Parfois, spontanément, ils vont me parler de leur travail, de leur père ou de leur mère, de divers événements, et je vais prendre plus de temps pour élaborer ces sujets avec eux. Je m’informe davantage des détails de leur vie quotidienne, parce que je me suis rendue compte que personne ne s’y intéressait et que c’était important pour eux : À quelle heure se lèvent-ils ? Comment s’organisent-ils dans leur appartement ? Quels sont leurs loisirs ? Ont-ils de quoi se nourrir et se vêtir ? Comment la médication les aide-t-elle dans leur quotidien ? Leurs symptômes persistent-ils et avec quelle force ?

Ma pratique m’amène aussi à m’engager pour l’amélioration des conditions de vie de mes patients. Par exemple, je suis en train de lutter pour sauver le Refuge des jeunes, parce que des citoyens ne veulent pas de cet organisme à l’emplacement prévu.
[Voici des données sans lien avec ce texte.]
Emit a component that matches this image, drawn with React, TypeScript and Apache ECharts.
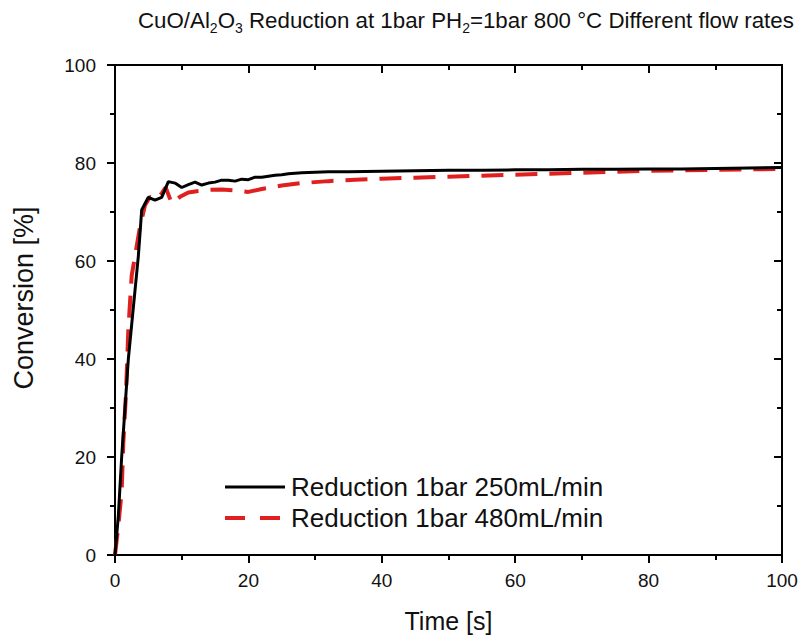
import React, { useEffect, useRef } from "react";
import * as echarts from "echarts";

const timeA = [0, 0.5, 1, 1.5, 2, 2.5, 3, 3.5, 4, 5, 6, 7, 8, 9, 10, 11, 12, 13, 14, 15, 16, 17, 18, 19, 20, 21, 22, 23, 24, 25, 26, 27, 28, 30, 32, 35, 40, 45, 50, 55, 60, 65, 70, 75, 80, 85, 90, 95, 100];
const conv250 = [0, 8, 20, 30, 40, 47, 54, 61, 70.4, 73.0, 72.4, 73.0, 76.2, 75.9, 75.0, 75.6, 76.1, 75.5, 75.9, 76.1, 76.5, 76.5, 76.3, 76.7, 76.6, 77.1, 77.1, 77.3, 77.5, 77.6, 77.8, 77.9, 78.0, 78.1, 78.2, 78.2, 78.3, 78.4, 78.5, 78.5, 78.6, 78.6, 78.7, 78.7, 78.8, 78.8, 78.9, 79.0, 79.1];

const timeB = [0, 0.5, 1, 1.25, 1.65, 2, 2.5, 3, 3.75, 4.5, 5.25, 6, 7, 7.6, 8.5, 9.75, 11, 12.5, 14, 16, 18, 20, 22, 25, 28, 32, 36, 40, 45, 50, 55, 60, 65, 70, 75, 80, 85, 90, 95, 100];
const conv480 = [0, 6, 13, 23, 33, 46, 57, 61, 67, 71.4, 73.1, 72.6, 73.8, 75.0, 71.8, 73.1, 74.0, 74.3, 74.5, 74.6, 74.4, 74.1, 74.7, 75.4, 75.9, 76.3, 76.6, 76.8, 77.0, 77.2, 77.4, 77.6, 77.8, 78.0, 78.2, 78.4, 78.5, 78.6, 78.7, 78.8];

const seriesNames = ["Reduction 1bar 250mL/min", "Reduction 1bar 480mL/min"];
const axisMin = 0;
const axisMax = 100;
const axisInterval = 20;

const FONT = "'Liberation Sans', Arial, sans-serif";
const RED = "#e0201e";

export default function App() {
  const ref = useRef<HTMLDivElement>(null);
  useEffect(() => {
    if (!ref.current) return;
    const chart = echarts.init(ref.current, undefined, { renderer: "svg" });
    const dataA = timeA.map((t, i) => [t, conv250[i]]);
    const dataB = timeB.map((t, i) => [t, conv480[i]]);
    const axisLine = { show: true, onZero: false, lineStyle: { color: "#000", width: 2 } };
    const tickStyle = { color: "#000", width: 2 };
    const baseAxis = {
      type: "value",
      min: axisMin,
      max: axisMax,
      interval: axisInterval,
      splitLine: { show: false },
      axisLine,
    };
    chart.setOption({
      animation: false,
      backgroundColor: "#fff",
      title: {
        left: 133,
        top: 0,
        text: "{m|CuO/Al}{s|2}{m|O}{s|3}{m| Reduction at 1bar PH}{s|2}{m|=1bar 800 °C Different flow rates}",
        textStyle: {
          fontWeight: "normal",
          rich: {
            m: { fontFamily: FONT, fontSize: 22.3, fontWeight: "normal", color: "#111", lineHeight: 30 },
            s: { fontFamily: FONT, fontSize: 14, fontWeight: "normal", color: "#111", lineHeight: 14, verticalAlign: "bottom" },
          },
        },
      },
      grid: { left: 115, right: 17, top: 65, bottom: 80, outerBoundsMode: "none", containLabel: false },
      legend: {
        orient: "vertical",
        left: 223,
        top: 474,
        padding: 0,
        itemWidth: 60,
        itemHeight: 14,
        itemGap: 5,
        itemStyle: { opacity: 0 },
        textStyle: { fontFamily: FONT, fontSize: 26, color: "#111", padding: [0, 0, 0, 1] },
        data: [
          { name: seriesNames[0], lineStyle: { color: "#000", width: 3 } },
          { name: seriesNames[1], lineStyle: { color: RED, width: 4, type: [20, 15] } },
        ],
      },
      xAxis: [
        {
          ...baseAxis,
          position: "bottom",
          name: "Time [s]",
          nameLocation: "middle",
          nameGap: 53,
          nameTextStyle: { fontFamily: FONT, fontSize: 25, color: "#111" },
          axisTick: { show: true, inside: false, length: 8, lineStyle: tickStyle },
          minorTick: { show: true, splitNumber: 2, length: 5, lineStyle: tickStyle },
          axisLabel: { fontFamily: FONT, fontSize: 19, color: "#111", margin: 16 },
        },
        {
          ...baseAxis,
          position: "top",
          axisTick: { show: true, inside: true, length: 8, lineStyle: tickStyle },
          minorTick: { show: true, splitNumber: 2, length: 5, lineStyle: tickStyle },
          axisLabel: { show: false },
        },
      ],
      yAxis: [
        {
          ...baseAxis,
          position: "left",
          name: "Conversion [%]",
          nameLocation: "middle",
          nameGap: 78,
          nameTextStyle: { fontFamily: FONT, fontSize: 27, color: "#111", padding: [0, 0, 0, 24] },
          axisTick: { show: true, inside: false, length: 8, lineStyle: tickStyle },
          minorTick: { show: true, splitNumber: 2, length: 5, lineStyle: tickStyle },
          axisLabel: { fontFamily: FONT, fontSize: 19, color: "#111", margin: 19 },
        },
        {
          ...baseAxis,
          position: "right",
          axisTick: { show: true, inside: true, length: 8, lineStyle: tickStyle },
          minorTick: { show: true, splitNumber: 2, length: 5, lineStyle: tickStyle },
          axisLabel: { show: false },
        },
      ],
      series: [
        {
          name: seriesNames[0],
          type: "line",
          data: dataA,
          symbol: "none",
          showSymbol: false,
          color: "#000",
          lineStyle: { color: "#000", width: 3 },
          z: 3,
        },
        {
          name: seriesNames[1],
          type: "line",
          data: dataB,
          symbol: "none",
          showSymbol: false,
          color: RED,
          lineStyle: { color: RED, width: 4, type: [22, 12] },
          z: 2,
        },
      ],
    });
    return () => chart.dispose();
  }, []);
  return (
    <div
      ref={ref}
      style={{ position: "fixed", left: 0, top: 0, width: 799, height: 635, background: "#fff" }}
    />
  );
}
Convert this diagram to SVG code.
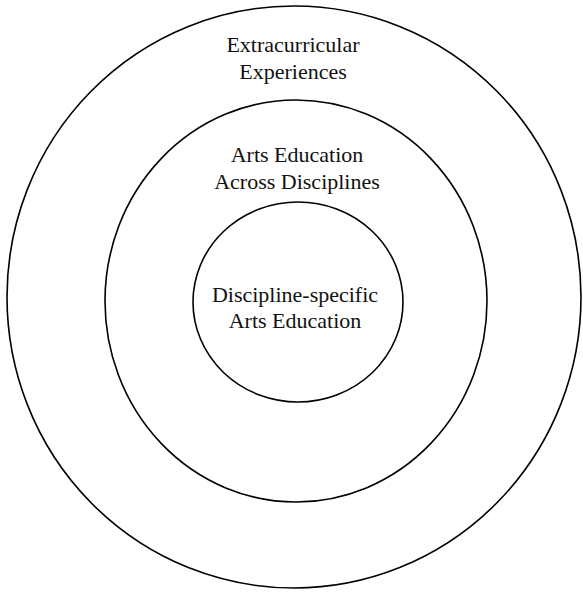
<svg xmlns="http://www.w3.org/2000/svg" width="583" height="592" viewBox="0 0 583 592">
<style>
.ring{fill:none;stroke:#000;stroke-width:1.6}
.lbl{font-family:"Liberation Serif","Times New Roman",serif;font-size:22px;fill:#111;text-anchor:middle}
</style>
<rect width="583" height="592" fill="#fff"/>
<g id="outer">
<ellipse class="ring" cx="294" cy="297" rx="287" ry="291"/>
<text class="lbl" x="293" y="52">Extracurricular</text>
<text class="lbl" x="293" y="79">Experiences</text>
</g>
<g id="middle">
<ellipse class="ring" cx="296" cy="301" rx="191" ry="201"/>
<text class="lbl" x="297" y="162">Arts Education</text>
<text class="lbl" x="297" y="189">Across Disciplines</text>
</g>
<g id="inner">
<ellipse class="ring" cx="298" cy="302" rx="105" ry="100"/>
<text class="lbl" x="295" y="302">Discipline-specific</text>
<text class="lbl" x="295" y="328">Arts Education</text>
</g>
<g id="connectors"/>
</svg>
Je prépare également une lettre pour le ministre Sam Hamad, responsable du dossier de la pauvreté au Québec. Je ne sais pas si j’aurais fait cela il y a trente ans, lors de ma formation et de mes premières années de pratique. Désormais, je ne me pose plus cette question parce que ces dossiers m’importent au plus haut point et touchent le quotidien de ma clientèle en besoin. Aujourd’hui, le Collège Royal souhaite donner à la psychiatrie un visage « humanitaire » et la formation des psychiatres ressemble davantage à ce que j’aurais souhaité à l’époque de mes études. Ce fut un long parcours. Il est encourageant de voir que la psychiatrie se renouvelle et se met à l’écoute de ce que vivent réellement les populations.